La jauría
Por: Carla Huidobro
A la mujer la examinan como si su rostro fuera propiedad pública. No puede existir sin ser medida, comparada, criticada. La diseccionan con la mirada de quien evalúa un objeto en vitrina, como si su piel, sus gestos, su edad, fueran territorio de dominio ajeno. Su belleza, le dicen, no es suya, es un deber. Pero no cualquier belleza, sino la que conviene, la que no incomoda, la que no delata ni el paso del tiempo ni la mano del bisturí.
Si se deja la cara limpia, si permite que el tiempo acomode en su piel sus líneas y sus marcas, la miran con asco disfrazado de consejo: “Se descuidó”, “Se ve vieja”, “Debería arreglarse”. La belleza sin artificios no es belleza, dicen los jueces, sino abandono. ¿Cómo se atreve a no seguir la norma? ¿Cómo osa presentarse sin pedir permiso?
Pero si se afila los pómulos con maquillaje, si estira la piel con hilos invisibles, si borra las huellas del tiempo con agujas y sombras, la condenan por lo contrario. “Se arruinó”, “Se ve falsa”, “Se hizo demasiadas cosas”. La mujer tiene que resistirse al tiempo sin que se note. Maquillarse sin parecer maquillada. Operarse sin parecer operada. Envejecer sin parecer vieja.
Es un laberinto sin salida, una trampa que la encierra desde el día en que nace. La quieren detenida en el tiempo, atrapada en un punto medio imposible entre la juventud y la madurez, entre lo natural y lo esculpido. La quieren accesible, pero no demasiado. Deseable, pero sin provocar. Perfecta, pero sin esfuerzo. Y cuando no lo logra—porque es imposible—, la despedazan con la precisión cruel de quien encuentra fallas ajenas para no mirar las propias.
No puede ganar. Nunca. Ni con maquillaje ni sin él. Ni joven ni vieja. Ni con el rostro limpio ni con el rostro esculpido. No importa lo que haga, siempre habrá un dedo apuntándola, un murmullo detrás, una crítica disfrazada de consejo.
Si no se pinta, si deja que el tiempo le pase por la piel como el viento sobre la piedra, la llaman descuidada. “Qué valiente”, dicen con condescendencia, como si la simple osadía de existir sin retoques fuera un acto de resistencia. “Se ve mayor”, susurran, como si el pecado más grande de una mujer fuera la traición de envejecer.

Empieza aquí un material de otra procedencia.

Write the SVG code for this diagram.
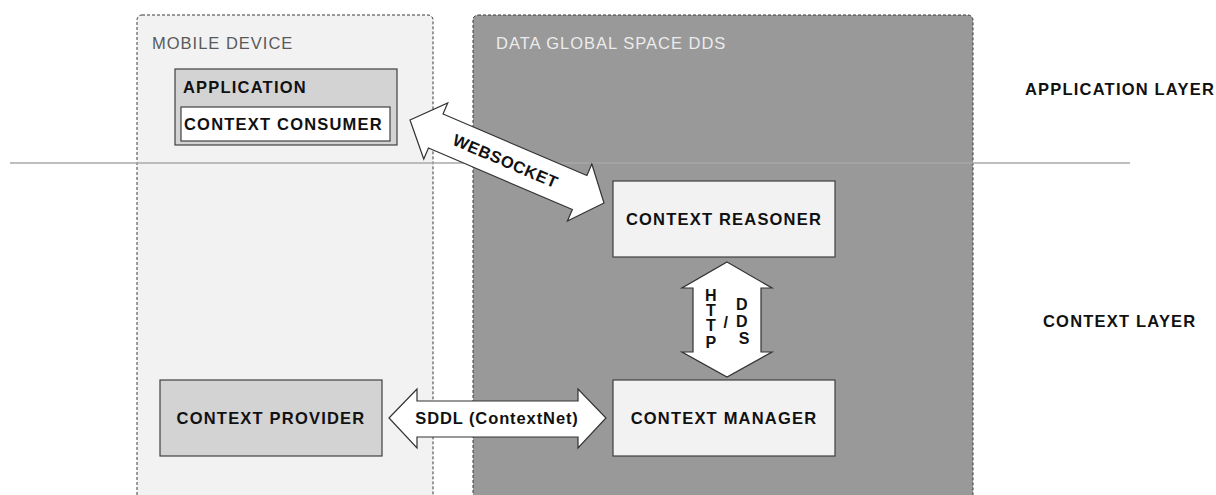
<svg xmlns="http://www.w3.org/2000/svg" width="1216" height="495" viewBox="0 0 1216 495">
<style>
.container{stroke:#3a3a3a;stroke-width:1;stroke-dasharray:3 2}
.box{stroke:#404040;stroke-width:1.2}
.lbl{font-family:"Liberation Sans",Arial,sans-serif;font-weight:bold;font-size:16.5px;letter-spacing:1.2px;fill:#111}
.clbl{font-family:"Liberation Sans",Arial,sans-serif;font-size:16.5px;letter-spacing:1px}
.arrow{fill:#fff;stroke:#333;stroke-width:1.2;stroke-linejoin:miter}
.mid{text-anchor:middle}
</style>
<rect width="1216" height="495" fill="#fff"/>
<g id="mobile-device">
  <rect class="container" x="137" y="15" width="296" height="500" rx="5" fill="#f2f2f2"/>
  <text class="clbl" x="152" y="49" fill="#595959">MOBILE DEVICE</text>
</g>
<g id="data-global-space">
  <rect class="container" x="473" y="15" width="500" height="500" rx="5" fill="#999999"/>
  <text class="clbl" x="496" y="49" fill="#ececec">DATA GLOBAL SPACE DDS</text>
</g>
<line id="layer-divider" x1="10" y1="163" x2="1130" y2="163" stroke="#a8a8a8" stroke-width="1.5"/>
<g id="application-layer-label">
  <text class="lbl" x="1025" y="95">APPLICATION LAYER</text>
</g>
<g id="context-layer-label">
  <text class="lbl" x="1043" y="327">CONTEXT LAYER</text>
</g>
<g id="application">
  <rect class="box" x="175" y="69" width="222" height="76" fill="#d3d3d3"/>
  <text class="lbl" x="183" y="93">APPLICATION</text>
</g>
<g id="context-consumer">
  <rect class="box" x="181" y="107" width="209" height="34" fill="#fff"/>
  <text class="lbl" x="184" y="130">CONTEXT CONSUMER</text>
</g>
<g id="context-reasoner">
  <rect class="box" x="613" y="181" width="222" height="76" fill="#f2f2f2"/>
  <text class="lbl mid" x="724" y="225">CONTEXT REASONER</text>
</g>
<g id="context-manager">
  <rect class="box" x="613" y="380" width="222" height="76" fill="#f2f2f2"/>
  <text class="lbl mid" x="724" y="424">CONTEXT MANAGER</text>
</g>
<g id="context-provider">
  <rect class="box" x="160" y="380" width="222" height="76" fill="#d3d3d3"/>
  <text class="lbl mid" x="271" y="424">CONTEXT PROVIDER</text>
</g>
<g id="connectors">
  <g id="websocket" transform="translate(410,120) rotate(23.16)">
    <path class="arrow" d="M0,0 L28,-30.5 L28,-18.5 L184.5,-18.5 L184.5,-31 L211,0 L184.5,31 L184.5,18.5 L28,18.5 L28,30.5 Z"/>
    <text class="lbl mid" x="104" y="6" style="letter-spacing:0.6px">WEBSOCKET</text>
  </g>
  <g id="http-dds">
    <path class="arrow" d="M727,262 L772,288 L761,288 L761,352 L772,352 L727,377 L682,352 L693,352 L693,288 L682,288 Z"/>
    <text class="lbl mid" style="font-size:16px;letter-spacing:0">
      <tspan x="713" y="301">H</tspan>
      <tspan x="713" y="316">T</tspan>
      <tspan x="713" y="331">T</tspan>
      <tspan x="713" y="348">P</tspan>
      <tspan x="728" y="328">/</tspan>
      <tspan x="744" y="310">D</tspan>
      <tspan x="744" y="327">D</tspan>
      <tspan x="744" y="343.5">S</tspan>
    </text>
  </g>
  <g id="sddl">
    <path class="arrow" d="M389,418 L417,389 L417,401 L578,401 L578,389 L606,418 L578,448 L578,437 L417,437 L417,448 Z"/>
    <text class="lbl mid" x="497" y="424" style="letter-spacing:0.9px">SDDL (ContextNet)</text>
  </g>
</g>
</svg>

Si se maquilla, si se estira la piel, si se rellena los huecos que la vida le dejó en la cara, entonces la insultan por lo contrario. “Se arruinó”, “Se ve falsa”, “Se pasó de cirugías”. Si intenta detener el tiempo, la llaman desesperada; si lo deja pasar, la llaman dejada.
Y mientras tanto, la jauría sigue ladrando. Porque esa es su función: ladrar. Vigilar, criticar, opinar sobre lo que no le incumbe. Hacer ruido.
Pero un día, la mujer se cansa. Deja de mirar hacia afuera. Deja de pedir permiso. Deja de ajustar su piel y su edad a los deseos de otros. Se queda con su cara, con sus arrugas o sus rellenos, con su maquillaje o su piel desnuda. Se mira al espejo, sola, en silencio. Y sonríe. Porque por fin, después de tanto ruido, ha recuperado su rostro.